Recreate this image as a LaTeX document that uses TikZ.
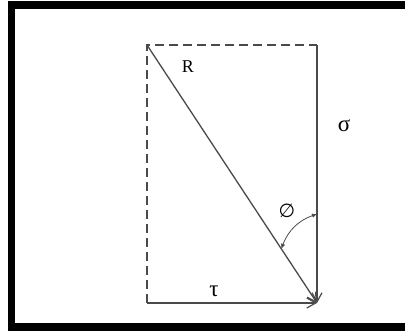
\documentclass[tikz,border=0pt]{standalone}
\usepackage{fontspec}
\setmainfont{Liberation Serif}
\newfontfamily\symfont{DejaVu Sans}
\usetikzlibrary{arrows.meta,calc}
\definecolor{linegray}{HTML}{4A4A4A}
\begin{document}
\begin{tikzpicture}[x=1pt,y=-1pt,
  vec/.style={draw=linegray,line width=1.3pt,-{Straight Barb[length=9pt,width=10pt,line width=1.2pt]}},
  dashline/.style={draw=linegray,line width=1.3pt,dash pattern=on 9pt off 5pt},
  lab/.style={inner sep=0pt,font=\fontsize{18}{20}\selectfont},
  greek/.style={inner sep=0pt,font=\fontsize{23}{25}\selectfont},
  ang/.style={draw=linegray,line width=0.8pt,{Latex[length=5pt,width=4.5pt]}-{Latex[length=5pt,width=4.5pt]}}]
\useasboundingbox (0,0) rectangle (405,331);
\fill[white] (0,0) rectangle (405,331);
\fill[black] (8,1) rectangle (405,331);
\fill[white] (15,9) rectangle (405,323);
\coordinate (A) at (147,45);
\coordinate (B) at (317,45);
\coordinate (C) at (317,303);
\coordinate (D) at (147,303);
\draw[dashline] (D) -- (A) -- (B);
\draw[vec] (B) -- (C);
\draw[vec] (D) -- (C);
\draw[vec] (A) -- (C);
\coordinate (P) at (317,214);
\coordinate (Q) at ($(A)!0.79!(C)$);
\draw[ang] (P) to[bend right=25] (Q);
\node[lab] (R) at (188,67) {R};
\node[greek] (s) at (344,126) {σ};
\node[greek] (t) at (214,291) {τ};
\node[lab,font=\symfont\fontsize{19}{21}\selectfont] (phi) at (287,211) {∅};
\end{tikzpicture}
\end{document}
________________
- Task objective
Write out the data precisely as given, excluding the pictures.

- Finished task
Recreate this image as a LaTeX document that uses TikZ.
\documentclass[tikz,border=0pt]{standalone}
\usepackage{fontspec}
\setmainfont{Liberation Serif}
\newfontfamily\symfont{DejaVu Sans}
\usetikzlibrary{arrows.meta,calc}
\definecolor{linegray}{HTML}{4A4A4A}
\begin{document}
\begin{tikzpicture}[x=1pt,y=-1pt,
  vec/.style={draw=linegray,line width=1.3pt,-{Straight Barb[length=9pt,width=10pt,line width=1.2pt]}},
  dashline/.style={draw=linegray,line width=1.3pt,dash pattern=on 9pt off 5pt},
  lab/.style={inner sep=0pt,font=\fontsize{18}{20}\selectfont},
  greek/.style={inner sep=0pt,font=\fontsize{23}{25}\selectfont},
  ang/.style={draw=linegray,line width=0.8pt,{Latex[length=5pt,width=4.5pt]}-{Latex[length=5pt,width=4.5pt]}}]
\useasboundingbox (0,0) rectangle (405,331);
\fill[white] (0,0) rectangle (405,331);
\fill[black] (8,1) rectangle (405,331);
\fill[white] (15,9) rectangle (405,323);
\coordinate (A) at (147,45);
\coordinate (B) at (317,45);
\coordinate (C) at (317,303);
\coordinate (D) at (147,303);
\draw[dashline] (D) -- (A) -- (B);
\draw[vec] (B) -- (C);
\draw[vec] (D) -- (C);
\draw[vec] (A) -- (C);
\coordinate (P) at (317,214);
\coordinate (Q) at ($(A)!0.79!(C)$);
\draw[ang] (P) to[bend right=25] (Q);
\node[lab] (R) at (188,67) {R};
\node[greek] (s) at (344,126) {σ};
\node[greek] (t) at (214,291) {τ};
\node[lab,font=\symfont\fontsize{19}{21}\selectfont] (phi) at (287,211) {∅};
\end{tikzpicture}
\end{document}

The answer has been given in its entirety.